For instance, labeling an image for image recognition requires identifying the items or features visible in the image. Similarly, text data must be tagged with entities, sentiment, or topic information in natural language processing. The performance of the machine-learning system is directly impacted by the precision and accuracy of these labels or annotations.
Building accurate models and ensuring their effectiveness in practical applications require high-quality data annotation. Machine learning models are made to discover patterns and relationships in data, and they can only do this if the data has been correctly labeled. Poor data annotation can produce biased or erroneous models, which will have poor performance and unreliable predictions. Poor data annotation might also result in inaccuracy in generalization.
The Importance of Quality Improvement in Data Annotation
The performance and generalization capacities of machine learning models are directly impacted by the quality of data annotation, making it essential for their success. Here are some important reasons why quality improvement in data annotation is essential:
- Model accuracy and performance: In order for ML models to learn from the existing data more efficiently and accurately, high-quality annotated data is required. The usefulness of the model as a whole can be impacted by poorly annotated data because it can cause misinterpretation, decreased performance, and inaccurate predictions.

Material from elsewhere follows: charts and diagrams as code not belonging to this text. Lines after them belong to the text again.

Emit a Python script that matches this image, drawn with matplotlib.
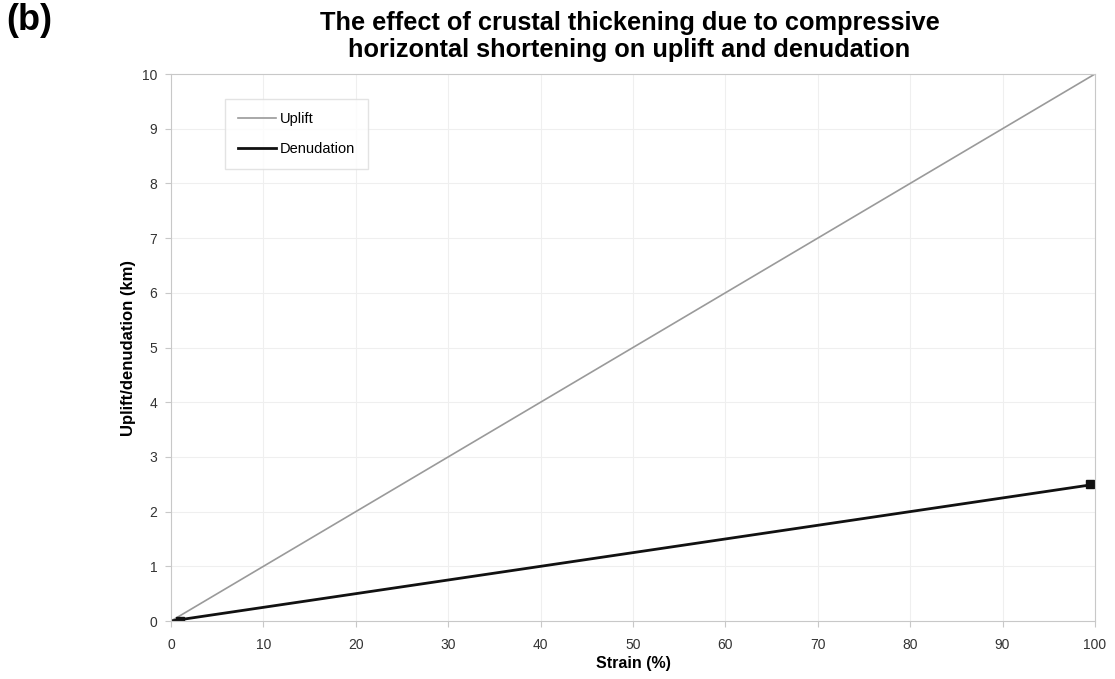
import matplotlib.pyplot as plt

strain = [0, 10, 20, 30, 40, 50, 60, 70, 80, 90, 100]
uplift = [0, 1, 2, 3, 4, 5, 6, 7, 8, 9, 10]
denudation = [0, 0.25, 0.5, 0.75, 1.0, 1.25, 1.5, 1.75, 2.0, 2.25, 2.5]

plt.rcParams['font.family'] = ['Liberation Sans', 'DejaVu Sans']

fig = plt.figure(figsize=(11.15, 6.79), dpi=100)
ax = fig.add_axes([0.1534, 0.0854, 0.8286, 0.8056])

ax.plot(strain, uplift, color='#9a9a9a', linewidth=1.2, label='Uplift')
ax.plot(strain, denudation, color='#111111', linewidth=2.0, label='Denudation')
# end markers on the denudation series
ax.plot([strain[0] + 1, strain[-1] - 0.5], [denudation[0], denudation[-1]], linestyle='none',
        marker='s', markersize=6, color='#111111')

ax.set_xlim(0, 100)
ax.set_ylim(0, 10)
ax.set_xticks(range(0, 101, 10))
ax.set_yticks(range(0, 11))
ax.grid(True, color='#efefef', linewidth=0.8)
ax.set_axisbelow(True)
for s in ax.spines.values():
    s.set_color('#c8c8c8')
ax.tick_params(labelsize=10, labelcolor='#333333', color='#c8c8c8', length=4)
ax.tick_params(axis='x', pad=8)
ax.tick_params(axis='y', pad=6)

ax.set_xlabel('Strain (%)', fontsize=11.5, fontweight='bold', labelpad=3)
ax.set_ylabel('Uplift/denudation (km)', fontsize=12, fontweight='bold', labelpad=4)

ax.legend(loc='upper left', bbox_to_anchor=(0.058, 0.955), fontsize=10.5, frameon=True,
          fancybox=False, edgecolor='#dddddd', handlelength=2.6, handletextpad=0.3,
          borderpad=0.9, labelspacing=1.1, borderaxespad=0)

fig.text(0.5645, 0.984, 'The effect of crustal thickening due to compressive\n'
         'horizontal shortening on uplift and denudation',
         ha='center', va='top', fontsize=18.3, fontweight='bold', linespacing=1.15)
fig.text(0.006, 0.995, '(b)', ha='left', va='top', fontsize=26, fontweight='bold')

fig.savefig('out.png', dpi=100)
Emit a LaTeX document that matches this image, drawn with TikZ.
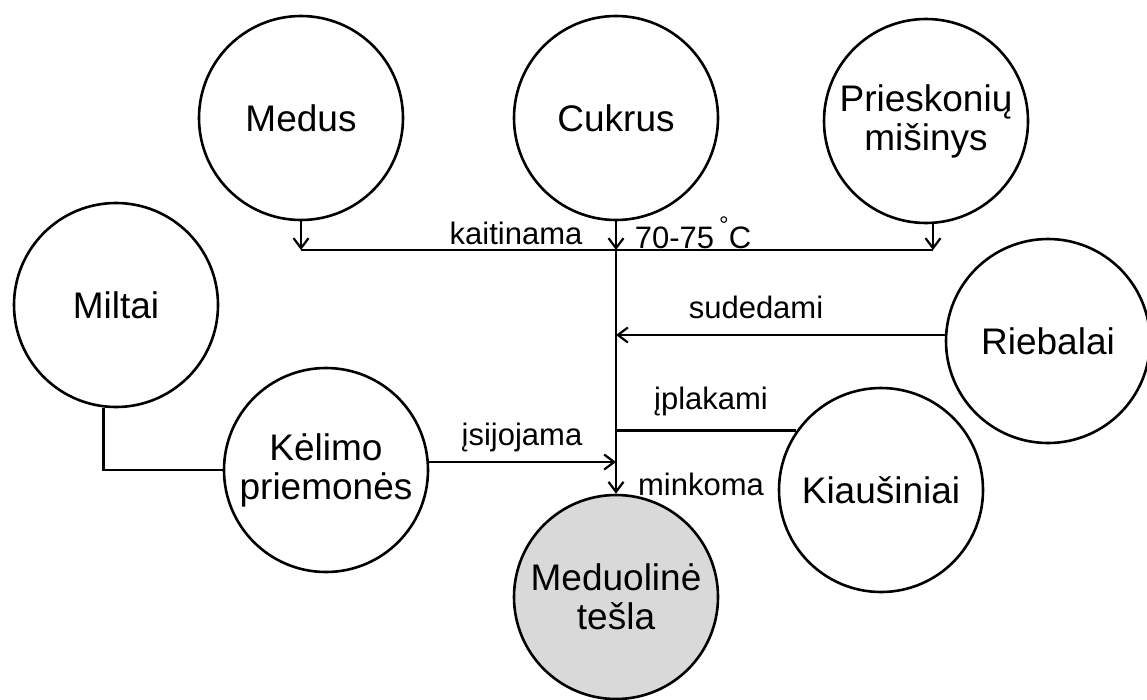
\documentclass[tikz,border=0pt]{standalone}
\usepackage{fontspec}
\setmainfont{Liberation Sans}
\usetikzlibrary{calc,arrows.meta}

\begin{document}
\begin{tikzpicture}[x=1pt,y=-1pt,line width=2.6pt,
    ingr/.style={circle,draw,minimum size=204pt,inner sep=0pt,align=center,
      font=\fontsize{37}{39}\selectfont},
    lbl/.style={font=\fontsize{31}{31}\selectfont,inner sep=0pt},
    arr/.style={-{Straight Barb[length=10pt,width=15pt,line width=2.2pt]}}]
    \useasboundingbox (0,0) rectangle (1147,699);

    % ingredients
    \node[ingr] (medus) at (301,118) {Medus};
    \node[ingr] (cukrus) at (616,118) {Cukrus};
    \node[ingr] (prieskoniai) at (926,121) {Prieskonių\\mišinys};
    \node[ingr] (miltai) at (116,305) {Miltai};
    \node[ingr] (riebalai) at (1048,341) {Riebalai};
    \node[ingr] (kelimo) at (326,470) {Kėlimo\\priemonės};
    \node[ingr] (kiausiniai) at (881,490) {Kiaušiniai};
    \node[ingr,fill=gray!30] (tesla) at (616,597) {Meduolinė\\tešla};

    % heating line
    \coordinate (mix) at (cukrus.south |- 0,250);
    \coordinate (medusIn) at (medus.south |- mix);
    \coordinate (priesIn) at ($(prieskoniai.south |- mix)+(7,0)$);
    \draw (medusIn) -- (priesIn);
    \draw[arr] (medus.south) -- (medusIn);
    \draw[arr] (cukrus.south) -- (mix);
    \draw[arr] ($(prieskoniai.south)+(7,0)$) -- (priesIn);

    % main line down to the dough
    \draw[arr] (mix) -- (tesla.north);
    \draw[arr] (riebalai.west |- 0,335) -- (mix |- 0,335);
    \draw (kiausiniai.145) -- (mix |- kiausiniai.145);
    \draw[arr] (kelimo.east |- 0,462) -- (mix |- 0,462);
    \draw (miltai.263) |- (kelimo.west);

    % labels
    \node[lbl] (kaitinama) at (516,233) {kaitinama};
    \node[lbl] (temp) at (693,233) {70-75\,\raisebox{0.5em}{\fontsize{24}{24}\selectfont °}C};
    \node[lbl] (sudedami) at (756,307) {sudedami};
    \node[lbl] (iplakami) at (711,401) {įplakami};
    \node[lbl] (isijojama) at (522,437) {įsijojama};
    \node[lbl] (minkoma) at (701,484) {minkoma};
\end{tikzpicture}
\end{document}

- Better Generalization: Models trained on high-quality annotated data have a higher chance of generalizing well to unseen data. On the other hand, models trained on poor-quality data could overfit the particular training set and perform poorly when exposed to real-world circumstances.
- Saving Time and Money: Over time, investing in the quality of data annotation can save time and money. Iterations and fine-tuning for models trained on high-quality data are frequently reduced, leading to quicker deployment and less money spent on retraining and re-annotating data.

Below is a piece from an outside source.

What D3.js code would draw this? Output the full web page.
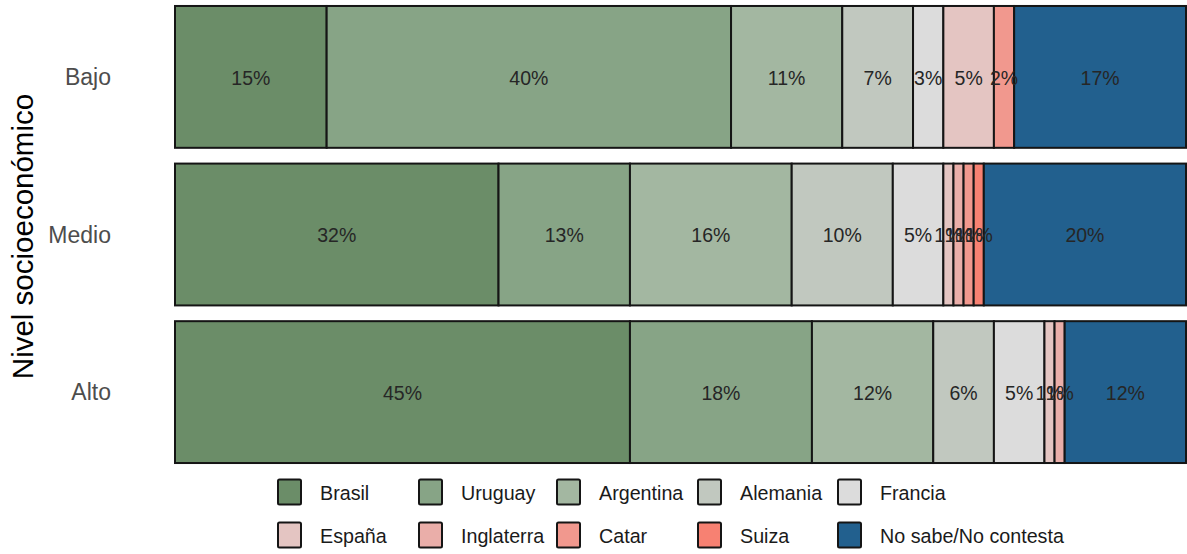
<!DOCTYPE html>
<html>
<head>
<meta charset="utf-8">
<script src="https://cdn.jsdelivr.net/npm/d3@7"></script>
<style>
  html, body { margin: 0; padding: 0; background: #fff; }
  svg { display: block; font-family: "Liberation Sans", Arial, sans-serif; }
</style>
</head>
<body>
<svg id="chart" width="1187" height="554"></svg>
<script>
// ---- data ----
const levels = ["Bajo", "Medio", "Alto"];
const countries = ["Brasil", "Uruguay", "Argentina", "Alemania", "Francia",
                   "España", "Inglaterra", "Catar", "Suiza", "No sabe/No contesta"];
const bajoValues  = [15, 40, 11, 7, 3, 5, 0, 2, 0, 17];
const medioValues = [32, 13, 16, 10, 5, 1, 1, 1, 1, 20];
const altoValues  = [45, 18, 12, 6, 5, 1, 1, 0, 0, 12];
const countryColors = ["#6b8d68", "#87a486", "#a3b7a1", "#c1c8bf", "#dcdcdc",
                       "#e4c5c2", "#eaaea9", "#f1988e", "#f78172", "#22608e"];
const axisTitle = "Nivel socioeconómico";

const valuesByLevel = { "Bajo": bajoValues, "Medio": medioValues, "Alto": altoValues };

// ---- layout ----
const svg = d3.select("#chart");
const x = d3.scaleLinear().domain([0, 100]).range([175, 1186]);
const y = d3.scaleBand().domain(levels).range([-1.9, 470.9]).paddingInner(0.1).paddingOuter(0.05);
const color = d3.scaleOrdinal().domain(countries).range(countryColors);

// build stacked segments
const segs = [];
levels.forEach(lv => {
  let cum = 0;
  valuesByLevel[lv].forEach((v, i) => {
    if (v > 0) segs.push({ level: lv, country: countries[i], start: cum, end: cum + v, value: v });
    cum += v;
  });
});

const g = svg.append("g");
g.selectAll("rect.seg").data(segs).join("rect")
  .attr("class", "seg")
  .attr("x", d => x(d.start))
  .attr("y", d => y(d.level))
  .attr("width", d => x(d.end) - x(d.start))
  .attr("height", y.bandwidth())
  .attr("fill", d => color(d.country))
  .attr("stroke", "#151515")
  .attr("stroke-width", 2);

g.selectAll("text.lab").data(segs).join("text")
  .attr("class", "lab")
  .attr("x", d => (x(d.start) + x(d.end)) / 2)
  .attr("y", d => y(d.level) + y.bandwidth() / 2 + 1)
  .attr("dy", "0.35em")
  .attr("text-anchor", "middle")
  .attr("font-size", 19.5)
  .attr("fill", "#262626")
  .text(d => d.value + "%");

// y axis labels
const yAxis = d3.axisLeft(y).tickSize(0).tickPadding(0);
const ya = svg.append("g").attr("transform", "translate(111,1)").call(yAxis);
ya.select(".domain").remove();
ya.selectAll("text").attr("font-size", 23).attr("fill", "#4d4d4d")
  .attr("font-family", "'Liberation Sans', Arial, sans-serif");

// axis title
svg.append("text")
  .attr("transform", "translate(33," + ((y("Bajo") + y("Alto") + y.bandwidth()) / 2 + 2) + ") rotate(-90)")
  .attr("text-anchor", "middle")
  .attr("font-size", 29.5)
  .attr("fill", "#000")
  .text(axisTitle);

// legend
const colX = [277, 418, 556, 697, 837];
const rowY = [492, 535];
const leg = svg.append("g");
countries.forEach((c, i) => {
  const col = i % 5, row = Math.floor(i / 5);
  const gx = colX[col], gy = rowY[row];
  leg.append("rect")
    .attr("x", gx + 1).attr("y", gy - 12.5)
    .attr("width", 23).attr("height", 25)
    .attr("rx", 1.5)
    .attr("fill", color(c))
    .attr("stroke", "#151515").attr("stroke-width", 2);
  leg.append("text")
    .attr("x", gx + 43).attr("y", gy + 1)
    .attr("dy", "0.35em")
    .attr("font-size", 19.7)
    .attr("fill", "#1a1a1a")
    .text(c);
});
</script>
</body>
</html>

- Adoption and Reliability: The adoption of AI and ML solutions depends on how reliable and trustworthy they are. High-quality data annotation helps create trustworthy models that customers can comfortably employ in a variety of applications, which promotes greater uptake of ML-based solutions.
- Fair and ethical AI: Good data annotation also helps reduce potential biases in the training data. This contributes to the development of fair and ethical AI systems that do not inadvertently perpetuate harmful stereotypes or discriminate against certain groups of people.
The Challenges of Data Annotation
Every machine learning task needs data to be properly organized and structured. It is a crucial stage in machine learning since it aids in the learning and accuracy improvement of the algorithms. But annotating data can be difficult for a number of reasons.
- Subjectivity and Bias: Making subjective decisions about what data to label and how to label it is a common part of data annotation. As a result, the data may become inconsistent and biased, which may affect how well the machine-learning model interprets the data.
- Dimension and Complexity: Annotating data can take a long time and require a lot of work, especially when working with large and complex datasets. Finding enough knowledgeable annotators might be challenging because many annotation duties require topic knowledge.
- Cost: Working with big datasets or niche domains can make data annotation expensive. The complexity of the task, the necessary degree of expertise, and the number of annotations all affect the cost of annotation.
- Control of Quality: The precision of the machine learning model depends on the accuracy of the annotations. It is essential to use quality control procedures to find and fix annotation errors.
- Privacy: Data annotation occasionally includes sensitive information that needs to be protected in terms of privacy and security. Finding competent annotators who can be trusted with the data may become difficult as a result.
- Adapting to Changes: The data annotation method must adapt to the changes in the algorithms as machine learning models change.
How to Improve Data Annotation Quality
Improving the quality of data annotation is essential for successful machine-learning projects. Here are some key strategies to enhance data annotation quality; this is valid even if you are using any data annotation services:
- Define clear guidelines: Develop detailed guidelines and instructions for annotators to ensure consistency and reduce ambiguity. This includes providing samples of correct and incorrect annotations and explaining any domain-specific terminology or requirements.
- Choose the right annotators: Select annotators with expertise in the domain and relevant skills for the task. Depending on the complexity of the task, you may need to provide additional training to annotators to ensure they fully understand the requirements.
- Use multiple annotators: Assign multiple annotators to label the same data, which can help to minimize human errors and biases. You can later use methods like majority voting or more advanced techniques to reconcile the differences in the annotations.
- Implement quality control measures: Set up a system to monitor and evaluate the quality of annotations. This could include periodic reviews, spot checks, or comparisons against a gold-standard dataset. Provide feedback to annotators and address any issues that arise.
- Leverage automation and AI-assisted annotation: Utilize machine learning algorithms or pre-trained models to assist annotators, reducing their workload and improving efficiency. This can help identify patterns and suggest annotations, while the human annotator can validate and refine the results.
- Maintain open communication: Encourage open communication between annotators, project managers, and ML engineers to address questions, share insights, and resolve any issues. This fosters collaboration and ensures everyone is on the same page regarding annotation expectations.
- Iterate and refine: Continuously review and update the annotation process based on feedback, new insights, or changes in the project requirements. This helps to ensure that the annotation process remains relevant and effective in producing high-quality data.
- Use annotation tools: Employ specialized annotation tools and platforms that provide features such as version control, annotation history, and collaboration options. These tools can streamline the annotation process and help maintain annotation quality.
Conclusion
Many predictive machine learning models are more reliable when trained on annotated data, especially when it comes to supervised learning. By highlighting its significance with metadata or labels, data annotation allows the training model to determine what information is important.
It is also crucial to understand that the annotation quality must be superior for machine-learning training. This is why carefully strategized steps must be taken to ensure that the annotated dataset is precise, accurate, unbiased, and in tune with the task at hand.